▼
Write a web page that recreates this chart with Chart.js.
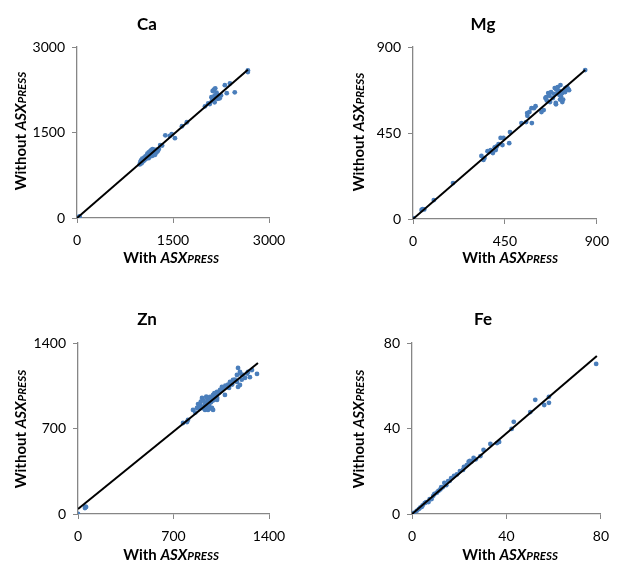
<!DOCTYPE html>
<html>
<head>
<meta charset="utf-8">
<script src="https://cdn.jsdelivr.net/npm/chart.js@4.4.1/dist/chart.umd.min.js"></script>
<style>
  html, body { margin: 0; padding: 0; background: #ffffff; }
  #wrap { position: relative; width: 618px; height: 561px; overflow: hidden; background: #ffffff; }
  .cell { position: absolute; width: 309px; height: 281px; }
  canvas { display: block; }
</style>
</head>
<body>
<div id="wrap">
  <div class="cell" style="left:0;top:0"><canvas id="c0" width="309" height="281"></canvas></div>
  <div class="cell" style="left:309px;top:0"><canvas id="c1" width="309" height="281"></canvas></div>
  <div class="cell" style="left:0;top:280px"><canvas id="c2" width="309" height="281"></canvas></div>
  <div class="cell" style="left:309px;top:280px"><canvas id="c3" width="309" height="281"></canvas></div>
</div>
<script>
// ---------------- DATA ----------------
const panelTitles = ['Ca', 'Mg', 'Zn', 'Fe'];
const xAxisLabel = ['With ', 'ASX', 'PRESS'];
const yAxisLabel = ['Without ', 'ASX', 'PRESS'];

const caTicks = [0, 1500, 3000];
const caWith    = [0, 25, 40, 980, 990, 1000, 1010, 1020, 1040, 1050, 1060, 1070, 1080, 1090, 1100, 1100, 1110, 1120, 1120, 1130, 1140, 1140, 1150, 1160, 1160, 1170, 1180, 1180, 1190, 1200, 1200, 1210, 1220, 1230, 1240, 1250, 1260, 1280, 1300, 1330, 1380, 1450, 1530, 1480, 1640, 1716, 2000, 2050, 2075, 2100, 2110, 2120, 2130, 2140, 2150, 2150, 2160, 2170, 2180, 2190, 2200, 2210, 2230, 2250, 2310, 2340, 2390, 2465, 2670, 2670];
const caWithout = [5, 15, 30, 940, 980, 1010, 960, 1040, 1000, 1060, 1020, 1080, 1040, 1100, 1060, 1130, 1090, 1150, 1050, 1110, 1170, 1080, 1130, 1190, 1100, 1150, 1210, 1090, 1160, 1130, 1200, 1170, 1110, 1180, 1150, 1200, 1170, 1210, 1280, 1270, 1450, 1440, 1400, 1470, 1610, 1680, 1960, 2010, 2000, 2120, 2060, 2230, 2080, 2250, 2030, 2150, 2275, 2100, 2200, 2160, 2090, 2130, 2100, 2150, 2330, 2190, 2360, 2205, 2590, 2560];
const caFitX = [0, 2670];
const caFitY = [0, 2600];

const mgTicks = [0, 450, 900];
const mgWith    = [0, 42, 47, 55, 102, 196, 335, 345, 350, 365, 373, 380, 391, 400, 405, 410, 419, 429, 443, 438, 471, 475, 531, 554, 582, 559, 560, 570, 580, 592, 600, 629, 640, 648, 652, 655, 662, 668, 671, 676, 685, 690, 694, 699, 700, 700, 708, 708, 715, 717, 720, 722, 725, 731, 731, 735, 740, 745, 746, 755, 760, 764, 843];
const mgWithout = [5, 47, 52, 50, 99, 188, 330, 309, 319, 355, 350, 360, 345, 375, 361, 380, 392, 424, 424, 387, 397, 455, 502, 507, 502, 554, 540, 560, 580, 580, 590, 560, 570, 633, 638, 620, 659, 645, 612, 664, 633, 655, 685, 607, 680, 600, 690, 664, 670, 649, 625, 701, 640, 612, 659, 625, 670, 664, 685, 690, 680, 674, 779];
const mgFitX = [0, 843];
const mgFitY = [0, 780];

const znTicks = [0, 700, 1400];
const znWith    = [0, 51, 59, 55, 770, 799, 806, 843, 860, 872, 880, 890, 894, 900, 900, 909, 910, 916, 920, 925, 930, 931, 940, 940, 940, 946, 950, 953, 960, 960, 960, 968, 970, 975, 980, 982, 990, 990, 990, 1000, 1000, 1010, 1010, 1019, 1019, 1020, 1030, 1041, 1050, 1055, 1063, 1077, 1080, 1100, 1107, 1114, 1130, 1136, 1150, 1165, 1165, 1173, 1173, 1187, 1187, 1190, 1200, 1209, 1224, 1240, 1246, 1260, 1275, 1312];
const znWithout = [0, 49, 57, 60, 745, 753, 770, 852, 830, 868, 900, 860, 893, 920, 880, 950, 870, 868, 930, 880, 900, 852, 910, 880, 960, 950, 920, 852, 890, 900, 860, 958, 940, 915, 950, 868, 975, 852, 930, 960, 990, 980, 940, 999, 934, 950, 990, 1016, 1010, 1040, 1032, 975, 1050, 1060, 1032, 1081, 1060, 1097, 1100, 1081, 1138, 1040, 1196, 1056, 1163, 1150, 1100, 1138, 1114, 1150, 1163, 1120, 1179, 1147];
const znFitX = [0, 1319];
const znFitY = [41, 1236];

const feTicks = [0, 40, 80];
const feWith    = [0, 0.8, 2.0, 2.9, 3.5, 4.1, 4.5, 5.4, 6.0, 7.0, 7.5, 8.3, 9.0, 9.5, 10.5, 11.2, 12.0, 12.4, 13.0, 13.7, 14.5, 15.3, 16.0, 16.6, 17.8, 19.0, 20.3, 21.6, 22.0, 23.2, 24.0, 24.5, 25.2, 26.1, 27.0, 29.0, 30.3, 33.2, 36.0, 36.9, 42.2, 43.1, 50.1, 52.2, 56.0, 58.0, 58.0, 78.0];
const feWithout = [0, 0.5, 1.5, 2.3, 3.0, 3.3, 4.0, 5.1, 5.5, 5.6, 7.0, 7.0, 8.5, 9.4, 10.0, 10.8, 11.5, 12.6, 12.5, 14.5, 13.5, 15.4, 15.5, 16.8, 17.8, 18.5, 20.1, 20.6, 22.0, 22.9, 24.5, 24.8, 24.6, 26.2, 25.6, 27.1, 30.0, 32.8, 33.2, 33.7, 39.8, 43.1, 47.7, 53.4, 51.0, 52.0, 54.8, 70.2];
const feFitX = [0, 78.3];
const feFitY = [0, 73.9];

// ---------------- LAYOUT / STYLE ----------------
const FONT = 'Lato, "Open Sans", sans-serif';
const AXIS_COLOR = '#868686';
const POINT_COLOR = '#4a7ebb';

const panels = [
  { canvas: 'c0', title: panelTitles[0], xs: caWith, ys: caWithout, fx: caFitX, fy: caFitY, ticks: caTicks,
    area: { left: 77, top: 47, right: 269, bottom: 218 },
    titlePos: [147, 30], xTitlePos: [171, 263], yTitlePos: [26, 131] },
  { canvas: 'c1', title: panelTitles[1], xs: mgWith, ys: mgWithout, fx: mgFitX, fy: mgFitY, ticks: mgTicks,
    area: { left: 104, top: 47, right: 297, bottom: 219 },
    titlePos: [174, 30], xTitlePos: [201, 263], yTitlePos: [55, 132] },
  { canvas: 'c2', title: panelTitles[2], xs: znWith, ys: znWithout, fx: znFitX, fy: znFitY, ticks: znTicks,
    area: { left: 78, top: 63, right: 269, bottom: 234 },
    titlePos: [147, 45], xTitlePos: [171, 280], yTitlePos: [26, 149] },
  { canvas: 'c3', title: panelTitles[3], xs: feWith, ys: feWithout, fx: feFitX, fy: feFitY, ticks: feTicks,
    area: { left: 103, top: 63, right: 296, bottom: 234 },
    titlePos: [174, 45], xTitlePos: [201, 280], yTitlePos: [55, 149] }
];

function partsFonts(parts) {
  return [
    { t: parts[0], f: 'bold 15px ' + FONT },
    { t: parts[1], f: 'italic bold 15px ' + FONT },
    { t: parts[2], f: 'italic bold 11.5px ' + FONT }
  ];
}

function drawMixed(ctx, parts, cx, cy, rotate) {
  ctx.save();
  ctx.translate(cx, cy);
  if (rotate) ctx.rotate(-Math.PI / 2);
  let total = 0;
  parts.forEach(p => { ctx.font = p.f; p.w = ctx.measureText(p.t).width; total += p.w; });
  let x = -total / 2;
  ctx.fillStyle = '#000';
  ctx.textBaseline = 'alphabetic';
  ctx.textAlign = 'left';
  parts.forEach(p => { ctx.font = p.f; ctx.fillText(p.t, x, 0); x += p.w; });
  ctx.restore();
}

const labelPlugin = {
  id: 'labels',
  afterDraw(chart) {
    const p = chart.options.plugins.labels;
    const ctx = chart.ctx;
    ctx.save();
    ctx.font = 'bold 17px ' + FONT;
    ctx.fillStyle = '#000';
    ctx.textAlign = 'center';
    ctx.textBaseline = 'alphabetic';
    ctx.fillText(p.title, p.titlePos[0], p.titlePos[1]);
    ctx.restore();
    drawMixed(ctx, partsFonts(xAxisLabel), p.xTitlePos[0], p.xTitlePos[1], false);
    drawMixed(ctx, partsFonts(yAxisLabel), p.yTitlePos[0], p.yTitlePos[1], true);
  }
};

panels.forEach(p => {
  const W = 309, H = 281;
  const maxV = p.ticks[p.ticks.length - 1];
  const pts = p.xs.map((x, i) => ({ x: x, y: p.ys[i] }));
  const fit = p.fx.map((x, i) => ({ x: x, y: p.fy[i] }));
  const axisCommon = (isX) => ({
    type: 'linear',
    min: 0,
    max: maxV,
    afterBuildTicks: (scale) => { scale.ticks = p.ticks.map(v => ({ value: v })); },
    afterFit: (scale) => {
      if (isX) scale.height = H - p.area.bottom;
      else scale.width = p.area.left;
    },
    grid: { drawOnChartArea: false, drawTicks: true, tickLength: 5, color: AXIS_COLOR, lineWidth: 1 },
    border: { display: true, color: AXIS_COLOR, width: 1.3 },
    ticks: {
      color: '#000',
      font: { family: FONT, size: 14 },
      padding: isX ? 9 : 7,
      maxRotation: 0,
      autoSkip: false,
      callback: (v) => String(v)
    }
  });
  new Chart(document.getElementById(p.canvas), {
    type: 'scatter',
    data: {
      datasets: [
        { type: 'line', data: fit, borderColor: '#000', borderWidth: 2, pointRadius: 0, fill: false, order: 0 },
        { data: pts, backgroundColor: POINT_COLOR, borderColor: POINT_COLOR, pointRadius: 2.4, borderWidth: 0, order: 1 }
      ]
    },
    options: {
      responsive: false,
      animation: false,
      devicePixelRatio: 1,
      layout: { padding: { left: 0, top: p.area.top, right: W - p.area.right, bottom: 0 } },
      scales: { x: axisCommon(true), y: axisCommon(false) },
      plugins: {
        legend: { display: false },
        tooltip: { enabled: false },
        title: { display: false },
        labels: { title: p.title, titlePos: p.titlePos, xTitlePos: p.xTitlePos, yTitlePos: p.yTitlePos }
      }
    },
    plugins: [labelPlugin]
  });
});
</script>
</body>
</html>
▲
REQUEST — In the data above, please extract the lines from the first one through the line with "const yAxisLabel = ['Without", exactly, and keep pictures out.

ANSWER BELOW —
Write a web page that recreates this chart with Chart.js.
<!DOCTYPE html>
<html>
<head>
<meta charset="utf-8">
<script src="https://cdn.jsdelivr.net/npm/chart.js@4.4.1/dist/chart.umd.min.js"></script>
<style>
  html, body { margin: 0; padding: 0; background: #ffffff; }
  #wrap { position: relative; width: 618px; height: 561px; overflow: hidden; background: #ffffff; }
  .cell { position: absolute; width: 309px; height: 281px; }
  canvas { display: block; }
</style>
</head>
<body>
<div id="wrap">
  <div class="cell" style="left:0;top:0"><canvas id="c0" width="309" height="281"></canvas></div>
  <div class="cell" style="left:309px;top:0"><canvas id="c1" width="309" height="281"></canvas></div>
  <div class="cell" style="left:0;top:280px"><canvas id="c2" width="309" height="281"></canvas></div>
  <div class="cell" style="left:309px;top:280px"><canvas id="c3" width="309" height="281"></canvas></div>
</div>
<script>
// ---------------- DATA ----------------
const panelTitles = ['Ca', 'Mg', 'Zn', 'Fe'];
const xAxisLabel = ['With ', 'ASX', 'PRESS'];
const yAxisLabel = ['Without ', 'ASX', 'PRESS'];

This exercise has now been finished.